The dispute was to be submitted to a three-arbitrator panel, with each side selecting one party arbitrator, and a third neutral arbitrator to be selected by the party arbitrators.

When the party arbitrators couldn’t agree on the third arbitrator, the BCS companies asked the AAA–which was a party to the original South Carolina matter but wasn’t involved in the Supreme Court case--to make the selection.

Once the matter was returned to the AAA, both sides also disagreed about which set of AAA rules should be applied.

BCS wanted to apply the Supplementary Rules for the Resolution of Intra-Industry U.S. Reinsurance and Insurance Disputes, while the Strategic Resources parties argued that the AAA's Commercial Arbitration Rules applied.

The AAA applied the supplementary rules. The Strategic Resources parties objected to the list of arbitrators issued by the AAA and started a series of proceedings.

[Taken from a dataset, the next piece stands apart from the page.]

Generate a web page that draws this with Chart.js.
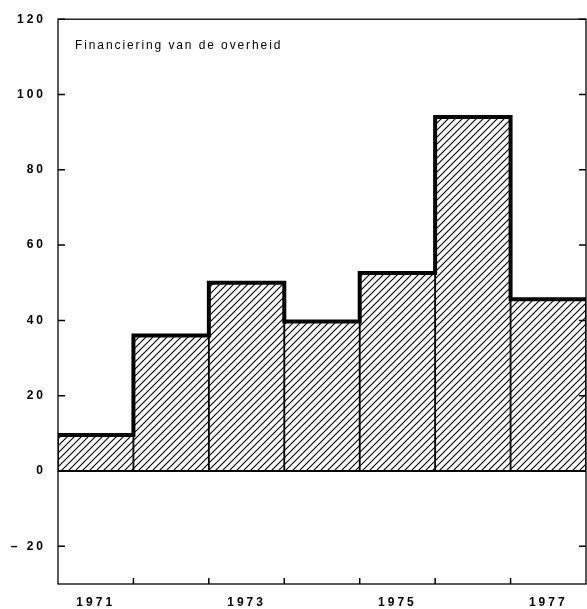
<!DOCTYPE html>
<html>
<head>
<meta charset="utf-8">
<script src="https://cdn.jsdelivr.net/npm/chart.js@4.4.0/dist/chart.umd.min.js"></script>
<style>
  html, body { margin: 0; padding: 0; background: #fff; }
</style>
</head>
<body>
<canvas id="plot" width="587" height="609"></canvas>
<script>
var years = ['1971', '1972', '1973', '1974', '1975', '1976', '1977'];
var values = [9.6, 36, 50, 39.7, 52.6, 94, 45.6];
var yTicks = [-20, 0, 20, 40, 60, 80, 100, 120];
var shownYears = ['1971', '1973', '1975', '1977'];
var chartTitle = 'Financiering van de overheid';

var FONT = '"Liberation Sans", Arial, sans-serif';

// diagonal hatch fill for the bars
function hatch() {
    var s = 7;
    var c = document.createElement('canvas');
    c.width = s; c.height = s;
    var g = c.getContext('2d');
    g.strokeStyle = '#000';
    g.lineWidth = 1.1;
    g.beginPath();
    g.moveTo(0, s); g.lineTo(s, 0);
    g.moveTo(-1, 1); g.lineTo(1, -1);
    g.moveTo(s - 1, s + 1); g.lineTo(s + 1, s - 1);
    g.stroke();
    return g.createPattern(c, 'repeat');
}

// bars sit in the middle of each year slot on a linear x axis
var barPoints = values.map(function (v, i) { return { x: i + 0.5, y: v }; });

// step outline along the bar tops, one point per slot edge
var envelope = values.map(function (v, i) { return { x: i, y: v }; });
envelope.push({ x: values.length, y: values[values.length - 1] });

var spacing = {
    id: 'spacing',
    beforeUpdate: function (chart) { chart.ctx.letterSpacing = '3px'; },
    beforeDraw: function (chart) { chart.ctx.letterSpacing = '3px'; }
};

var frame = {
    id: 'frame',
    afterDatasetsDraw: function (chart) {
        var ctx = chart.ctx, a = chart.chartArea;
        var y = chart.scales.y, x = chart.scales.x;
        ctx.save();
        ctx.strokeStyle = '#000';

        // zero line
        ctx.lineWidth = 2;
        ctx.beginPath();
        ctx.moveTo(a.left, y.getPixelForValue(0));
        ctx.lineTo(a.right, y.getPixelForValue(0));
        ctx.stroke();

        // box
        ctx.lineWidth = 1.3;
        ctx.strokeRect(a.left, a.top, a.right - a.left, a.bottom - a.top);

        // inward ticks
        ctx.lineWidth = 1.5;
        ctx.beginPath();
        yTicks.forEach(function (v) {
            var py = y.getPixelForValue(v);
            ctx.moveTo(a.left, py); ctx.lineTo(a.left + 7, py);
            ctx.moveTo(a.right - 7, py); ctx.lineTo(a.right, py);
        });
        for (var i = 1; i < values.length; i++) {
            var px = x.getPixelForValue(i);
            ctx.moveTo(px, a.bottom); ctx.lineTo(px, a.bottom - 6);
        }
        ctx.stroke();

        // title inside the plot
        ctx.letterSpacing = '1.9px';
        ctx.fillStyle = '#000';
        ctx.font = '12px ' + FONT;
        ctx.textAlign = 'left';
        ctx.textBaseline = 'alphabetic';
        ctx.fillText(chartTitle, a.left + 17, a.top + 30);
        ctx.restore();
    }
};

var tickFont = { family: FONT, size: 12, weight: 'bold' };

var chart = new Chart(document.getElementById('plot').getContext('2d'), {
    type: 'bar',
    data: {
        datasets: [{
            type: 'bar',
            data: barPoints,
            backgroundColor: hatch(),
            borderColor: '#000',
            borderWidth: { top: 0, bottom: 0, left: 0.6, right: 0.6 },
            barPercentage: 1,
            categoryPercentage: 1,
            order: 2
        }, {
            type: 'line',
            data: envelope,
            stepped: true,
            borderColor: '#000',
            borderWidth: 4,
            borderJoinStyle: 'miter',
            borderCapStyle: 'butt',
            pointRadius: 0,
            fill: false,
            order: 1
        }]
    },
    options: {
        responsive: false,
        animation: false,
        layout: { padding: { top: 15, right: 1, left: 0, bottom: 0 } },
        plugins: { legend: { display: false }, tooltip: { enabled: false } },
        scales: {
            x: {
                type: 'linear',
                offset: false,
                min: 0,
                max: years.length,
                afterBuildTicks: function (s) {
                    s.ticks = years.map(function (y, i) { return { value: i + 0.5 }; });
                },
                grid: { display: false, drawTicks: false },
                border: { display: false },
                ticks: {
                    autoSkip: false,
                    maxRotation: 0,
                    padding: 11,
                    color: '#000',
                    font: tickFont,
                    callback: function (v) {
                        var l = years[Math.floor(v)];
                        return shownYears.indexOf(l) >= 0 ? l : '';
                    }
                },
                afterFit: function (s) { s.height = 25; }
            },
            y: {
                min: -30,
                max: 120,
                afterBuildTicks: function (s) {
                    s.ticks = yTicks.map(function (v) { return { value: v }; });
                },
                grid: { display: false, drawTicks: false },
                border: { display: false },
                ticks: {
                    padding: 12,
                    color: '#000',
                    font: tickFont,
                    callback: function (v) {
                        return v < 0 ? '\u2013 ' + Math.abs(v) : String(v);
                    }
                },
                afterFit: function (s) { s.width = 58; }
            }
        }
    },
    plugins: [spacing, frame]
});
</script>
</body>
</html>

In response, BCS filed a request for emergency relief in Illinois, according to Pleicones’ opinion. The Illinois court required the AAA to determine the procedure to be used in this matter, and stated, “After the AAA makes such a ruling, the arbitration shall proceed consistent with the AAA’s ruling. The [c]ourt retains jurisdiction over the parties and this dispute.”

Following a request by the Strategic Resources parties, a South Carolina trial court then issued an injunction, requiring the AAA to use the commercial arbitration rules preferred by Strategic Resources, rather than the supplementary rules. It found that BCS “had engaged in a variety of wrongful conduct, including . . . manipulating the AAA, violating the rules of the AAA, improperly communicating with the AAA, and making inconsistent statements to the trial court at hearings and in documents filed with the court."

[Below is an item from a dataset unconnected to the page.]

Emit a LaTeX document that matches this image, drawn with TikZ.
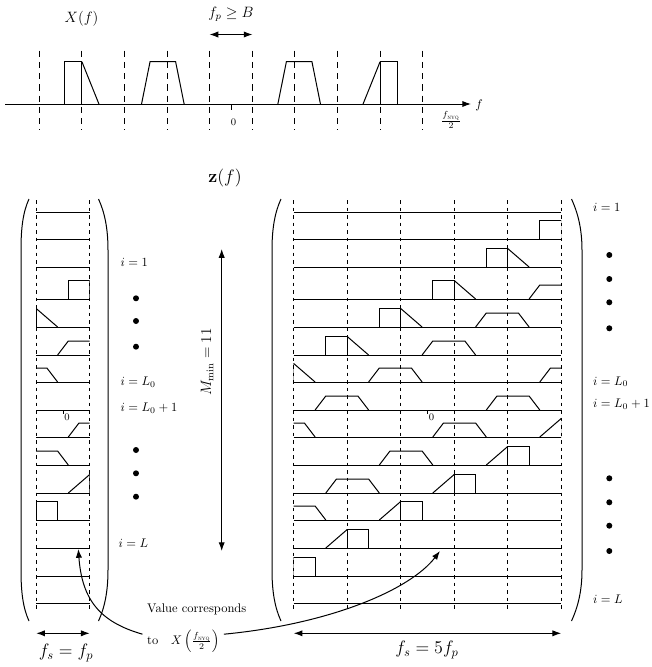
\documentclass[tikz,border=0pt]{standalone}
\usepackage{amsmath,amssymb}
\usepackage{tikz}
\usetikzlibrary{arrows.meta,positioning,calc}

% one copy of the spectrum: #1 centre, #2 box height, #3 trapezoid height
\newcommand{\spectrum}[3]{%
  \draw (#1-3.9,0) rectangle (#1-3.5,#2);
  \draw (#1-3.5,#2) -- (#1-3.1,0);
  \draw (#1-2.1,0) -- (#1-1.9,#3) -- (#1-1.3,#3) -- (#1-1.1,0);
  \draw (#1+1.1,0) -- (#1+1.3,#3) -- (#1+1.9,#3) -- (#1+2.1,0);
  \draw (#1+3.1,0) -- (#1+3.5,#2);
  \draw (#1+3.5,0) rectangle (#1+3.9,#2);
}

\begin{document}
\begin{tikzpicture}[x=0.8pt, y=-0.8pt, >={Latex[length=7pt,width=5pt]}, thick,
  band/.style={dashed},
  topband/.style={dash pattern=on 5pt off 4pt},
  dotmark/.style={fill=black}]
\useasboundingbox (0,0) rectangle (652,667);

% spectrum X(f)
\node (Xf) at (81.5,19) {\large $X(f)$};
\node (fpB) at (231,14) {\large $f_p \geq B$};
\coordinate (fpL) at (209.5,34.5);
\coordinate (fpR) at (252.5,34.5);
\draw[<->] (fpL) -- (fpR);

\coordinate (f0) at (5,104);
\coordinate (f1) at (471,104);
\draw[->] (f0) -- (f1);
\node (faxis) at (479,105) {$f$};
\draw (231,104) -- (231,109.5);
\node[font=\footnotesize] (zeroT) at (233.5,122) {0};
\node (nyqT) at (451,120) {$\frac{f_{\text{\textsc{nyq}}}}{2}$};

\begin{scope}[shift={(231,104)}, x=34.08pt]
  \foreach \k in {-5,...,4}
    \draw[topband] (\k+0.5,-53.3) -- (\k+0.5,26);
  \spectrum{0}{-42.3}{-42.3}
\end{scope}

% z(f)
\node (zf) at (225,178) {\Large $\mathbf{z}(f)$};

\draw[band] (36.2,200) -- (36.2,611);
\draw[band] (89.7,200) -- (89.7,611);
\foreach \k in {0,...,5}
  \draw[band] (293.7+53.5*\k,200) -- (293.7+53.5*\k,611);

\foreach \yb [count=\row from 0] in {212,239,267,299,327,355,382,410,437,465,493,520,548,576,603} {
  \draw (36.2,\yb) -- (89.7,\yb);
  \draw (293.7,\yb) -- (561.2,\yb);
  \begin{scope}
    \clip (36.2,\yb+2) rectangle (89.7,\yb-25);
    \begin{scope}[shift={(36.2,\yb)}, x=42.8pt]
      \spectrum{7.5-\row}{-18.5}{-14}
    \end{scope}
  \end{scope}
  \begin{scope}
    \clip (293.7,\yb+2) rectangle (561.2,\yb-25);
    \begin{scope}[shift={(293.7,\yb)}, x=42.8pt]
      \spectrum{9.5-\row}{-18.5}{-14}
    \end{scope}
  \end{scope}
}

\draw (63,410) -- (63,413.5);
\node[font=\footnotesize] (zeroL) at (67,417) {0};
\draw (427.5,410) -- (427.5,413.5);
\node[font=\footnotesize] (zeroR) at (431.5,417) {0};

% brackets
\draw (29,199) .. controls (23,212) and (21,228) .. (21,250) -- (21,570)
  .. controls (21,592) and (23,608) .. (29,621);
\draw (98.5,199) .. controls (104.5,212) and (108,228) .. (108,250) -- (108,570)
  .. controls (108,592) and (104.5,608) .. (98.5,621);
\draw (281,199) .. controls (275,212) and (272,228) .. (272,250) -- (272,570)
  .. controls (272,592) and (275,608) .. (281,621);
\draw (571.5,199) .. controls (577.5,212) and (582,228) .. (582,250) -- (582,570)
  .. controls (582,592) and (577.5,608) .. (571.5,621);

% row labels
\node[anchor=west] (iOneL) at (116,262.3) {$i=1$};
\node[anchor=west] (iLzL) at (116,382.3) {$i=L_0$};
\node[anchor=west] (iLzpL) at (116,408) {$i=L_0+1$};
\node[anchor=west] (iLL) at (114,543.3) {$i=L$};
\foreach \yd in {298.3,321,346.7,450,473.3,496.7}
  \fill[dotmark] (136,\yd) circle[radius=2.4pt];

\node[anchor=west] (iOneR) at (588.5,207.3) {$i=1$};
\node[anchor=west] (iLzR) at (588.5,381.7) {$i=L_0$};
\node[anchor=west] (iLzpR) at (588.5,404) {$i=L_0+1$};
\node[anchor=west] (iLR) at (588.5,599) {$i=L$};
\foreach \yd in {255,279,302.3,328.3,478.3,502.3,525.7,551}
  \fill[dotmark] (609.3,\yd) circle[radius=2.4pt];

% M_min
\coordinate (Mtop) at (221.7,249);
\coordinate (Mbot) at (221.7,551);
\draw[<->] (Mtop) -- (Mbot);
\node[rotate=90] (Mlab) at (207,362) {\large $M_{\min}=11$};

% widths
\coordinate (wL0) at (36.2,633.3);
\coordinate (wL1) at (89.7,633.3);
\draw[<->] (wL0) -- (wL1);
\node (fsL) at (66,653) {\Large $f_s = f_p$};
\coordinate (wR0) at (293.7,633.3);
\coordinate (wR1) at (561.2,633.3);
\draw[<->] (wR0) -- (wR1);
\node (fsR) at (427,650) {\Large $f_s = 5f_p$};

% note
\node[anchor=west] (val) at (142.5,609) {Value corresponds};
\node[anchor=west] (toX) at (142.5,641.7) {to\quad $X\left(\frac{f_{\text{\textsc{nyq}}}}{2}\right)$};
\coordinate (tgtL) at (78.3,549);
\coordinate (tgtR) at (440,551);
\draw[->] ([yshift=6pt]toX.west) .. controls (100,622) and (82,600) .. (tgtL);
\draw[->] ([yshift=6pt]toX.east) .. controls (330,624) and (410,590) .. (tgtR);
\end{tikzpicture}
\end{document}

The trial court held that it would not be fair to require the Strategic Resources parties to wait till the arbitration’s conclusion to challenge the process, as they would be participating "pursuant to inapplicable rules and with an improperly selected neutral arbitrator."

BCS appealed to the South Carolina Supreme Court.

The Court concluded that Strategic Resources not been entitled to an injunction because the arbitration award could be appealed. The Court, in an opinion by Acting Chief Justice James E. Moore, agreed with BCS’s view that Strategic Resources wasn’t entitled to an injunction since there was a South Carolina common law remedy, and reversed the trial court. Moore wrote:

The right to appeal provides respondents with an adequate remedy at law, a protection of their rights, and an opportunity to repair any prejudice caused by the alleged improper selection of the neutral arbitrator.

Justice Pleicones concurred with the decision to reverse the injunction, but noted that he is concerned that “the majority’s opinion may be read to hold that the ability to appeal from final judgment is always an adequate remedy at law such that an injunction will never lie.” He writes that he disagrees with that proposition.

From the ADR perspective, Pleicones notes that he is uncomfortable with the South Carolina trial court “injecting itself into an arbitration proceeding which is under the jurisdiction of the courts of Illinois.”

As a result, Pleicones writes that he would have vacated the injunction, but with a remand that the case should be dismissed, as “a matter of comity and public policy.”